The Harder Task
How easy it is to dismiss a statement or an idea because of who said it. One of the good consequences of teaching in a school is the dialogue that happens between the teacher and his or her students. The teacher presents an idea, and the class works with it. Sometimes the class raises questions or makes arguments that require the teacher to think more about what he is teaching. This happened to me on many occasions when I taught at a Christian high school. One incident stands out. I referenced the line, “love the sinner but hate the sin.” The class batted this around for a while and one girl in particular seemed to take exception to it. She made a number of comments and I tried to respond as best I could. Eventually, however, we moved on with the lesson. The next class this same girl came in and said she repeated this statement to her father and both of them searched the internet for its source. They determined it was Mahatma Gandhi—the leader of Hindus in India in the early twentieth century. I told her Dietrich Bonhoeffer also said it, the Lutheran pastor martyred in Nazi Germany. In fact, both of them are known for saying, “Love the sinner but hate the sin.” But this girl (and her father) rejected the statement because Gandhi said it, he was older than Bonhoeffer, and Gandhi was not a Christian. Therefore, as far as they were concerned, the statement had a non-Christian origin.
I decided to investigate the source of this statement a bit more. I found that Augustine expressed the same idea in a letter to the nuns at a monastery where his sister had been a prioress. She had died and Augustine was writing to encourage the nuns to respect their new prioress and live according to the Christian rule in their community. He called out the moral vice of being obstinate or headstrong toward others. Augustine gives instruction for strict discipline of this behavior and then follows it with this line, “Moreover, what I have now said in regard to abstaining from wanton looks should be carefully observed, with due love for the persons and hatred of their sin….”

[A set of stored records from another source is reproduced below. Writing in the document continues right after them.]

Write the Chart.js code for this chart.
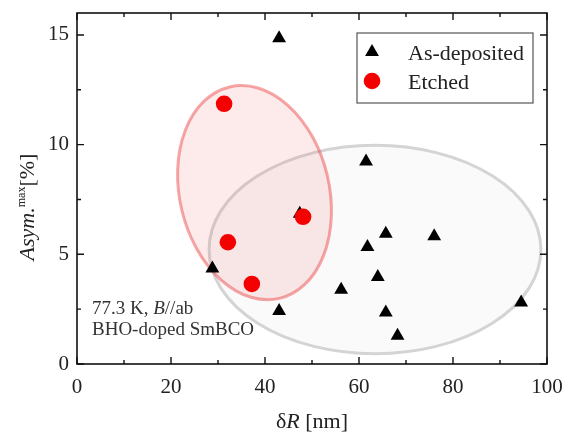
<!DOCTYPE html>
<html><head><meta charset="utf-8">
<script src="https://cdn.jsdelivr.net/npm/chart.js@4.4.1/dist/chart.umd.min.js"></script>
<style>html,body{margin:0;padding:0;background:#fff;}#wrap{width:571px;height:434px;}</style>
</head><body><div id="wrap"><canvas id="c" width="571" height="434"></canvas></div>
<script>
// ---- data ----
const seriesNames = ['As-deposited', 'Etched'];
const asDepositedX = [43.0, 61.5, 47.4, 28.8, 43.0, 65.7, 76.0, 61.8, 64.0, 56.2, 65.7, 68.2, 94.5];
const asDepositedY = [14.85, 9.23, 6.85, 4.35, 2.42, 5.94, 5.82, 5.33, 3.97, 3.39, 2.35, 1.29, 2.80];
const etchedX = [31.3, 48.1, 32.1, 37.2];
const etchedY = [11.86, 6.71, 5.55, 3.65];
const xRange = [0, 100];
const yRange = [0, 16];
const xTicks = [0, 20, 40, 60, 80, 100];
const xMinorTicks = [10, 30, 50, 70, 90];
const yTicks = [0, 5, 10, 15];
const yMinorTicks = [2.5, 7.5, 12.5];
// ellipses (data units): centre and two semi-axis vectors
const grayEllipseCenter = [63.4, 5.22];
const grayEllipseAxisA = [35.3, 0];
const grayEllipseAxisB = [0, 4.75];
const redEllipseCenter = [37.77, 7.81];
const redEllipseAxisA = [-5.30, 4.82];
const redEllipseAxisB = [15.49, 0.78];
const xTitle = [['δ', ''], ['R', 'italic '], [' [nm]', '']];
const yTitle = [['Asym.', 'italic '], ['max', 'sup'], ['[%]', '']];
const noteLine1 = [['77.3 K, ', ''], ['B', 'italic '], ['//ab', '']];
const noteLine2 = [['BHO-doped SmBCO', '']];

const FAM = '"Liberation Serif", "Times New Roman", serif';

function toPts(xs, ys) { return xs.map((x, i) => ({ x: x, y: ys[i] })); }

function drawRuns(ctx, runs, x, y, size, align, color) {
  const parts = runs.map(([t, st]) => {
    const sup = st === 'sup';
    const f = sup ? (Math.round(size * 0.55) + 'px ' + FAM) : (st + size + 'px ' + FAM);
    ctx.font = f;
    return { t, f, w: ctx.measureText(t).width, dy: sup ? -size * 0.42 : 0 };
  });
  const total = parts.reduce((a, p) => a + p.w, 0);
  let cx = align === 'center' ? x - total / 2 : x;
  ctx.fillStyle = color;
  ctx.textBaseline = 'alphabetic';
  ctx.textAlign = 'left';
  for (const p of parts) { ctx.font = p.f; ctx.fillText(p.t, cx, y + p.dy); cx += p.w; }
}

function drawEllipse(chart, c, a, b, fill, stroke, lw) {
  const ctx = chart.ctx, xs = chart.scales.x, ys = chart.scales.y;
  const cx = xs.getPixelForValue(c[0]), cy = ys.getPixelForValue(c[1]);
  const ax = xs.getPixelForValue(c[0] + a[0]) - cx, ay = ys.getPixelForValue(c[1] + a[1]) - cy;
  const bx = xs.getPixelForValue(c[0] + b[0]) - cx, by = ys.getPixelForValue(c[1] + b[1]) - cy;
  ctx.save();
  ctx.beginPath();
  ctx.transform(ax, ay, bx, by, cx, cy);
  ctx.arc(0, 0, 1, 0, Math.PI * 2);
  ctx.restore();
  ctx.save();
  ctx.fillStyle = fill; ctx.fill();
  ctx.strokeStyle = stroke; ctx.lineWidth = lw; ctx.stroke();
  ctx.restore();
}

const figPlugin = {
  id: 'fig',
  beforeDatasetsDraw(chart) {
    const ca = chart.chartArea, ctx = chart.ctx;
    ctx.save();
    ctx.beginPath(); ctx.rect(ca.left, ca.top, ca.right - ca.left, ca.bottom - ca.top); ctx.clip();
    drawEllipse(chart, grayEllipseCenter, grayEllipseAxisA, grayEllipseAxisB, '#fafafa', '#d4d4d4', 3);
    drawEllipse(chart, redEllipseCenter, redEllipseAxisA, redEllipseAxisB, 'rgba(240,80,80,0.12)', 'rgba(235,60,60,0.45)', 3);
    ctx.restore();
  },
  afterDraw(chart) {
    const ctx = chart.ctx, ca = chart.chartArea, xs = chart.scales.x, ys = chart.scales.y;
    ctx.save();
    // frame
    ctx.strokeStyle = '#111'; ctx.lineWidth = 1.6;
    ctx.strokeRect(ca.left, ca.top, ca.right - ca.left, ca.bottom - ca.top);
    // inward ticks
    ctx.lineWidth = 1.4;
    const tick = (v, len, horiz) => {
      ctx.beginPath();
      if (horiz) {
        const px = xs.getPixelForValue(v);
        ctx.moveTo(px, ca.bottom); ctx.lineTo(px, ca.bottom - len);
        ctx.moveTo(px, ca.top); ctx.lineTo(px, ca.top + len);
      } else {
        const py = ys.getPixelForValue(v);
        ctx.moveTo(ca.left, py); ctx.lineTo(ca.left + len, py);
        ctx.moveTo(ca.right, py); ctx.lineTo(ca.right - len, py);
      }
      ctx.stroke();
    };
    xTicks.forEach(v => tick(v, 7, true));
    xMinorTicks.forEach(v => tick(v, 4, true));
    yTicks.forEach(v => tick(v, 7, false));
    yMinorTicks.forEach(v => tick(v, 4, false));
    // legend
    ctx.strokeStyle = '#555'; ctx.lineWidth = 1.2;
    ctx.strokeRect(357, 33, 176, 70);
    const ds = chart.data.datasets;
    const rows = [52, 81];
    ds.forEach((d, i) => {
      const x = 372, y = rows[i], r = d.pointRadius;
      ctx.fillStyle = d.backgroundColor;
      ctx.beginPath();
      if (d.pointStyle === 'triangle') {
        ctx.moveTo(x, y - r); ctx.lineTo(x + r * Math.sin(2 * Math.PI / 3), y - r * Math.cos(2 * Math.PI / 3));
        ctx.lineTo(x + r * Math.sin(4 * Math.PI / 3), y - r * Math.cos(4 * Math.PI / 3)); ctx.closePath();
      } else {
        ctx.arc(x, y, r, 0, Math.PI * 2);
      }
      ctx.fill();
      drawRuns(ctx, [[d.label, '']], 408, rows[i] + 8, 22, 'left', '#222');
    });
    // annotation
    drawRuns(ctx, noteLine1, 92, 314, 19, 'left', '#333');
    drawRuns(ctx, noteLine2, 92, 335, 19, 'left', '#333');
    // axis titles
    drawRuns(ctx, xTitle, (ca.left + ca.right) / 2, 428, 22, 'center', '#222');
    ctx.save();
    ctx.translate(34, 207);
    ctx.rotate(-Math.PI / 2);
    drawRuns(ctx, yTitle, 0, 0, 22, 'center', '#222');
    ctx.restore();
    ctx.restore();
  }
};

new Chart(document.getElementById('c'), {
  type: 'scatter',
  data: {
    datasets: [
      { label: seriesNames[0], data: toPts(asDepositedX, asDepositedY), pointStyle: 'triangle',
        pointRadius: 8, backgroundColor: '#000', borderColor: '#000', borderWidth: 0, order: 2 },
      { label: seriesNames[1], data: toPts(etchedX, etchedY), pointStyle: 'circle',
        pointRadius: 8.3, backgroundColor: '#f50000', borderColor: '#f50000', borderWidth: 0, order: 1 }
    ]
  },
  options: {
    responsive: false, animation: false, devicePixelRatio: 1,
    layout: { padding: { top: 13, right: 24, left: 0, bottom: 0 } },
    plugins: { legend: { display: false }, tooltip: { enabled: false } },
    scales: {
      x: {
        type: 'linear', min: xRange[0], max: xRange[1],
        afterBuildTicks: s => { s.ticks = xTicks.map(v => ({ value: v })); },
        afterFit: s => { s.height = 70; s.paddingLeft = 0; s.paddingRight = 0; },
        grid: { display: false, drawTicks: false }, border: { display: false },
        ticks: { font: { family: FAM, size: 21 }, color: '#222', padding: 11, maxRotation: 0 }
      },
      y: {
        type: 'linear', min: yRange[0], max: yRange[1],
        afterBuildTicks: s => { s.ticks = yTicks.map(v => ({ value: v })); },
        afterFit: s => { s.width = 77; s.paddingTop = 0; s.paddingBottom = 0; },
        grid: { display: false, drawTicks: false }, border: { display: false },
        ticks: { font: { family: FAM, size: 21 }, color: '#222', padding: 8 }
      }
    }
  },
  plugins: [figPlugin]
});
</script></body></html>
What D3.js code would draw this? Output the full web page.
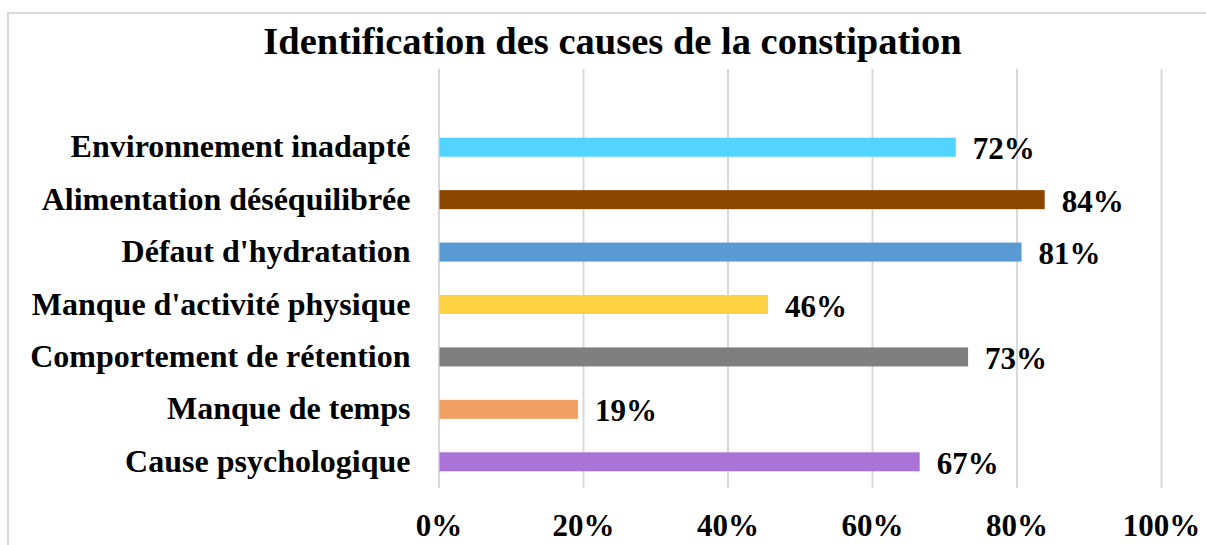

The question for the Christian is whether “loving the sinner but hating the sin” is in accord with how God responds to sinners. This quickly becomes a long discussion and it is not the main point of this blog to work it out. I will add that the testimony of scripture is that God is opposed to (or hates) sin and those who are caught up in it (sinners, the wicked) are under his judgment (Romans 2:9). At the same time, scripture testifies that God so loved the world that he sent his only begotten Son” (JN 3:16). Augustine commented on this verse and said the world that God loves is not neutral but a mass of sin. God’s love for the sinful world— sinful humanity—highlights the magnitude of God’s love. Jesus also teaches us to love our enemies, which are first of all God’s enemies. It can be argued that the statement to love the sinner but hate the sin makes good sense of the testimony of scripture. Even so, there may be debate about whether or not this statement is appropriate in relation to scripture and the church’s faith.
However, I wish to make a separate point. It is fallacious to reject an idea or statement because of who said it, rather than whether it accords with what is right and true. Christians do this far too much. They dismiss something because of who said it rather than think through what was said, which is the harder task.